> _Records with drawing code_:
** Start **

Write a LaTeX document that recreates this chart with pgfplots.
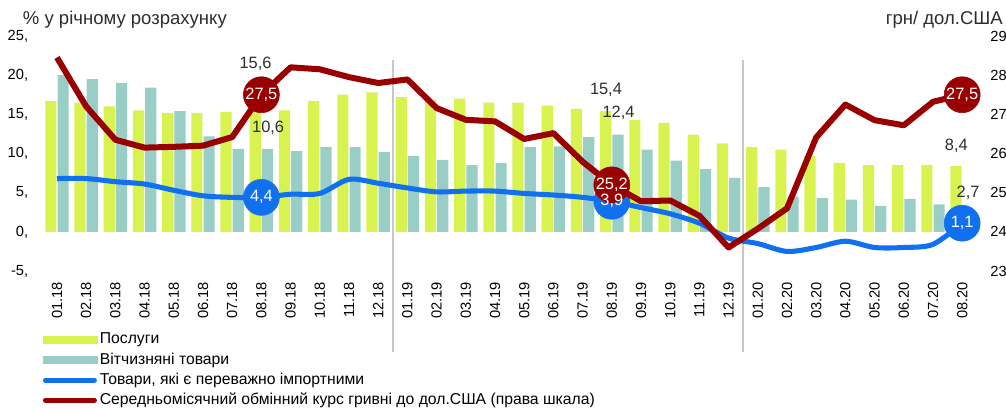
\documentclass[border=0pt]{standalone}
\usepackage{fontspec}
\setmainfont{Liberation Sans}
\usepackage{pgfplots}
\usepackage{pgfplotstable}
\pgfplotsset{compat=1.18}

\definecolor{cY}{RGB}{216,242,80}
\definecolor{cT}{RGB}{153,206,199}
\definecolor{cB}{RGB}{16,112,240}
\definecolor{cR}{RGB}{153,0,0}
\definecolor{cTxt}{RGB}{45,45,45}
\definecolor{cSep}{RGB}{200,200,200}

% i: month index, y: services, t: domestic goods, b: mostly imported goods, r: UAH/USD
\pgfplotstableread{
i  y     t     b     r
0  16.7  20.0  6.8   28.45
1  16.5  19.5  6.8   27.20
2  16.0  19.0  6.4   26.35
3  15.5  18.4  6.1   26.15
4  15.2  15.4  5.3   26.17
5  15.2  12.2  4.6   26.20
6  15.3  10.6  4.4   26.42
7  15.6  10.6  4.4   27.50
8  15.5  10.3  4.8   28.20
9  16.7  10.8  4.9   28.15
10 17.5  10.8  6.7   27.95
11 17.8  10.2  6.2   27.80
12 17.2  9.7   5.6   27.89
13 16.9  9.2   5.1   27.16
14 17.0  8.5   5.2   26.86
15 16.5  8.8   5.2   26.82
16 16.5  10.8  4.9   26.37
17 16.1  10.9  4.7   26.52
18 15.7  12.1  4.4   25.79
19 15.4  12.4  3.9   25.20
20 14.3  10.5  3.1   24.78
21 13.9  9.1   2.3   24.80
22 12.4  8.0   1.1   24.41
23 11.3  6.9   -0.8  23.60
24 10.8  5.7   -1.5  24.08
25 10.5  4.5   -2.5  24.60
26 9.7   4.3   -2.0  26.41
27 8.8   4.1   -1.2  27.25
28 8.5   3.3   -2.0  26.85
29 8.5   4.2   -2.0  26.72
30 8.5   3.5   -1.6  27.32
31 8.4   2.7   1.1   27.50
}\data

\begin{document}
\begin{tikzpicture}[font=\fontsize{11}{13}\selectfont]
\pgfplotsset{
  common/.style={
    width=700.8pt, height=176.25pt, scale only axis,
    xmin=-0.5, xmax=31.5, clip=false,
    axis line style={draw=none},
    major tick length=0pt,
    tick label style={inner sep=0pt, black, font=\fontsize{11}{13}\selectfont},
  },
  bubble/.style={only marks, mark=*, mark size=13.5pt},
  bubbletext/.style={
    point meta=explicit symbolic, nodes near coords, nodes near coords align={center},
    every node near coord/.style={white, anchor=center, font=\fontsize{12.3}{14}\selectfont}},
}
% left scale: bars and the blue line
\begin{axis}[common,
  ymin=-5, ymax=25,
  axis x line*=bottom, axis y line*=left,
  xtick={0,...,31},
  xticklabels={01.18,02.18,03.18,04.18,05.18,06.18,07.18,08.18,09.18,10.18,11.18,12.18,
               01.19,02.19,03.19,04.19,05.19,06.19,07.19,08.19,09.19,10.19,11.19,12.19,
               01.20,02.20,03.20,04.20,05.20,06.20,07.20,08.20},
  xticklabel style={rotate=90, anchor=east},
  xticklabel shift=8.25pt,
  ytick={-5,0,...,25},
  yticklabels={{-5,},{0,},{5,},{10,},{15,},{20,},{25,}},
  yticklabel shift=10.5pt,
]
\coordinate (ll) at (rel axis cs:0,0);
\coordinate (ur) at (rel axis cs:1,1);
\draw[cSep, line width=1.5pt] (axis cs:11.5,21.9) -- (axis cs:11.5,-15.3);
\draw[cSep, line width=1.5pt] (axis cs:23.5,21.9) -- (axis cs:23.5,-15.3);

\addplot[ybar, bar width=8.4pt, bar shift=-4.6pt, fill=cY, draw=none] table[x=i, y=y]{\data};
\addplot[ybar, bar width=8.4pt, bar shift=4.6pt, fill=cT, draw=none] table[x=i, y=t]{\data};
\addplot[cB, line width=3.8pt, smooth, line join=round] table[x=i, y=b]{\data};
\addplot[bubble, cB] coordinates {(7,4.4) (19,3.9) (31,1.1)};

\begin{scope}[every node/.style={cTxt, font=\fontsize{12.3}{14}\selectfont}]
\node at (axis cs:6.8,21.4) {15,6};
\node at (axis cs:7.23,13.3) {10,6};
\node at (axis cs:18.8,18.1) {15,4};
\node at (axis cs:19.23,15.2) {12,4};
\node at (axis cs:30.8,11.0) {8,4};
\node at (axis cs:31.2,5.0) {2,7};
\end{scope}

\node[anchor=west, inner sep=0pt, cTxt, font=\fontsize{13.9}{16}\selectfont]
  at ([xshift=-14.8pt, yshift=12pt]rel axis cs:0,1) {\% у річному розрахунку};
\node[anchor=east, inner sep=0pt, cTxt, font=\fontsize{13.9}{16}\selectfont]
  at ([xshift=19.7pt, yshift=12pt]rel axis cs:1,1) {грн/ дол.США};
\end{axis}

% right scale: exchange rate
\begin{axis}[common,
  ymin=23, ymax=29,
  axis x line=none, axis y line*=right,
  ytick={23,...,29},
  yticklabels={23,24,25,26,27,28,29},
  yticklabel shift=10pt,
  legend cell align=left,
  legend style={at={(0,-0.258)}, anchor=north west, draw=none, fill=none,
    inner sep=0pt, row sep=3.1pt,
    font=\fontsize{11.8}{13}\selectfont,
    nodes={inner ysep=0pt, text height=9pt, text depth=3pt},
    /tikz/every even column/.append style={column sep=0pt}},
]
\addlegendimage{legend image code/.code={\fill[cY] (0pt,-2.7pt) rectangle (40.5pt,2.7pt);}}
\addlegendentry{Послуги}
\addlegendimage{legend image code/.code={\fill[cT] (0pt,-2.7pt) rectangle (40.5pt,2.7pt);}}
\addlegendentry{Вітчизняні товари}
\addlegendimage{legend image code/.code={\draw[cB, line width=3.8pt, line cap=round] (1.9pt,0pt) -- (38.6pt,0pt);}}
\addlegendentry{Товари, які є переважно імпортними}
\addplot[cR, line width=4.5pt, line join=round,
  legend image code/.code={\draw[cR, line width=3.8pt, line cap=round] (1.9pt,0pt) -- (38.6pt,0pt);}]
  table[x=i, y=r]{\data};
\addlegendentry{Середньомісячний обмінний курс гривні до дол.США (права шкала)}
\addplot[bubble, bubbletext, cR, forget plot]
  coordinates {(7,27.5) [27,5] (19,25.2) [25,2] (31,27.5) [27,5]};
\end{axis}

% left scale again, on top: value labels of the blue line
\begin{axis}[common, ymin=-5, ymax=25, hide axis]
\addplot[only marks, mark=none, bubbletext]
  coordinates {(7,4.4) [4,4] (19,3.9) [3,9] (31,1.1) [1,1]};
\end{axis}

\pgfresetboundingbox
\useasboundingbox ([xshift=-31.8pt, yshift=-102.75pt]ll) rectangle ([xshift=21.9pt, yshift=27pt]ur);
\end{tikzpicture}
\end{document}
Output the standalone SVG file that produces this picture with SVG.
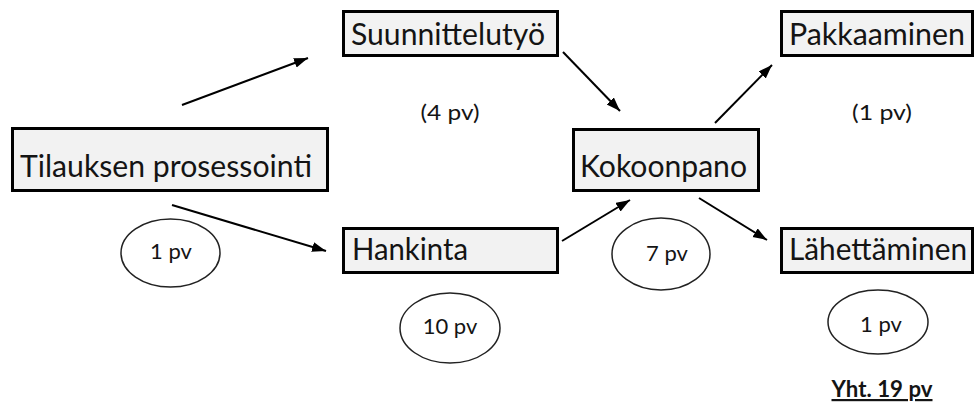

** End **

> _What needs to be done_: Every entry above should be duplicated exactly. Do not include the images.

> _Correct output_:
Write a LaTeX document that recreates this chart with pgfplots.
\documentclass[border=0pt]{standalone}
\usepackage{fontspec}
\setmainfont{Liberation Sans}
\usepackage{pgfplots}
\usepackage{pgfplotstable}
\pgfplotsset{compat=1.18}

\definecolor{cY}{RGB}{216,242,80}
\definecolor{cT}{RGB}{153,206,199}
\definecolor{cB}{RGB}{16,112,240}
\definecolor{cR}{RGB}{153,0,0}
\definecolor{cTxt}{RGB}{45,45,45}
\definecolor{cSep}{RGB}{200,200,200}

% i: month index, y: services, t: domestic goods, b: mostly imported goods, r: UAH/USD
\pgfplotstableread{
i  y     t     b     r
0  16.7  20.0  6.8   28.45
1  16.5  19.5  6.8   27.20
2  16.0  19.0  6.4   26.35
3  15.5  18.4  6.1   26.15
4  15.2  15.4  5.3   26.17
5  15.2  12.2  4.6   26.20
6  15.3  10.6  4.4   26.42
7  15.6  10.6  4.4   27.50
8  15.5  10.3  4.8   28.20
9  16.7  10.8  4.9   28.15
10 17.5  10.8  6.7   27.95
11 17.8  10.2  6.2   27.80
12 17.2  9.7   5.6   27.89
13 16.9  9.2   5.1   27.16
14 17.0  8.5   5.2   26.86
15 16.5  8.8   5.2   26.82
16 16.5  10.8  4.9   26.37
17 16.1  10.9  4.7   26.52
18 15.7  12.1  4.4   25.79
19 15.4  12.4  3.9   25.20
20 14.3  10.5  3.1   24.78
21 13.9  9.1   2.3   24.80
22 12.4  8.0   1.1   24.41
23 11.3  6.9   -0.8  23.60
24 10.8  5.7   -1.5  24.08
25 10.5  4.5   -2.5  24.60
26 9.7   4.3   -2.0  26.41
27 8.8   4.1   -1.2  27.25
28 8.5   3.3   -2.0  26.85
29 8.5   4.2   -2.0  26.72
30 8.5   3.5   -1.6  27.32
31 8.4   2.7   1.1   27.50
}\data

\begin{document}
\begin{tikzpicture}[font=\fontsize{11}{13}\selectfont]
\pgfplotsset{
  common/.style={
    width=700.8pt, height=176.25pt, scale only axis,
    xmin=-0.5, xmax=31.5, clip=false,
    axis line style={draw=none},
    major tick length=0pt,
    tick label style={inner sep=0pt, black, font=\fontsize{11}{13}\selectfont},
  },
  bubble/.style={only marks, mark=*, mark size=13.5pt},
  bubbletext/.style={
    point meta=explicit symbolic, nodes near coords, nodes near coords align={center},
    every node near coord/.style={white, anchor=center, font=\fontsize{12.3}{14}\selectfont}},
}
% left scale: bars and the blue line
\begin{axis}[common,
  ymin=-5, ymax=25,
  axis x line*=bottom, axis y line*=left,
  xtick={0,...,31},
  xticklabels={01.18,02.18,03.18,04.18,05.18,06.18,07.18,08.18,09.18,10.18,11.18,12.18,
               01.19,02.19,03.19,04.19,05.19,06.19,07.19,08.19,09.19,10.19,11.19,12.19,
               01.20,02.20,03.20,04.20,05.20,06.20,07.20,08.20},
  xticklabel style={rotate=90, anchor=east},
  xticklabel shift=8.25pt,
  ytick={-5,0,...,25},
  yticklabels={{-5,},{0,},{5,},{10,},{15,},{20,},{25,}},
  yticklabel shift=10.5pt,
]
\coordinate (ll) at (rel axis cs:0,0);
\coordinate (ur) at (rel axis cs:1,1);
\draw[cSep, line width=1.5pt] (axis cs:11.5,21.9) -- (axis cs:11.5,-15.3);
\draw[cSep, line width=1.5pt] (axis cs:23.5,21.9) -- (axis cs:23.5,-15.3);

\addplot[ybar, bar width=8.4pt, bar shift=-4.6pt, fill=cY, draw=none] table[x=i, y=y]{\data};
\addplot[ybar, bar width=8.4pt, bar shift=4.6pt, fill=cT, draw=none] table[x=i, y=t]{\data};
\addplot[cB, line width=3.8pt, smooth, line join=round] table[x=i, y=b]{\data};
\addplot[bubble, cB] coordinates {(7,4.4) (19,3.9) (31,1.1)};

\begin{scope}[every node/.style={cTxt, font=\fontsize{12.3}{14}\selectfont}]
\node at (axis cs:6.8,21.4) {15,6};
\node at (axis cs:7.23,13.3) {10,6};
\node at (axis cs:18.8,18.1) {15,4};
\node at (axis cs:19.23,15.2) {12,4};
\node at (axis cs:30.8,11.0) {8,4};
\node at (axis cs:31.2,5.0) {2,7};
\end{scope}

\node[anchor=west, inner sep=0pt, cTxt, font=\fontsize{13.9}{16}\selectfont]
  at ([xshift=-14.8pt, yshift=12pt]rel axis cs:0,1) {\% у річному розрахунку};
\node[anchor=east, inner sep=0pt, cTxt, font=\fontsize{13.9}{16}\selectfont]
  at ([xshift=19.7pt, yshift=12pt]rel axis cs:1,1) {грн/ дол.США};
\end{axis}

% right scale: exchange rate
\begin{axis}[common,
  ymin=23, ymax=29,
  axis x line=none, axis y line*=right,
  ytick={23,...,29},
  yticklabels={23,24,25,26,27,28,29},
  yticklabel shift=10pt,
  legend cell align=left,
  legend style={at={(0,-0.258)}, anchor=north west, draw=none, fill=none,
    inner sep=0pt, row sep=3.1pt,
    font=\fontsize{11.8}{13}\selectfont,
    nodes={inner ysep=0pt, text height=9pt, text depth=3pt},
    /tikz/every even column/.append style={column sep=0pt}},
]
\addlegendimage{legend image code/.code={\fill[cY] (0pt,-2.7pt) rectangle (40.5pt,2.7pt);}}
\addlegendentry{Послуги}
\addlegendimage{legend image code/.code={\fill[cT] (0pt,-2.7pt) rectangle (40.5pt,2.7pt);}}
\addlegendentry{Вітчизняні товари}
\addlegendimage{legend image code/.code={\draw[cB, line width=3.8pt, line cap=round] (1.9pt,0pt) -- (38.6pt,0pt);}}
\addlegendentry{Товари, які є переважно імпортними}
\addplot[cR, line width=4.5pt, line join=round,
  legend image code/.code={\draw[cR, line width=3.8pt, line cap=round] (1.9pt,0pt) -- (38.6pt,0pt);}]
  table[x=i, y=r]{\data};
\addlegendentry{Середньомісячний обмінний курс гривні до дол.США (права шкала)}
\addplot[bubble, bubbletext, cR, forget plot]
  coordinates {(7,27.5) [27,5] (19,25.2) [25,2] (31,27.5) [27,5]};
\end{axis}

% left scale again, on top: value labels of the blue line
\begin{axis}[common, ymin=-5, ymax=25, hide axis]
\addplot[only marks, mark=none, bubbletext]
  coordinates {(7,4.4) [4,4] (19,3.9) [3,9] (31,1.1) [1,1]};
\end{axis}

\pgfresetboundingbox
\useasboundingbox ([xshift=-31.8pt, yshift=-102.75pt]ll) rectangle ([xshift=21.9pt, yshift=27pt]ur);
\end{tikzpicture}
\end{document}
Output the standalone SVG file that produces this picture with SVG.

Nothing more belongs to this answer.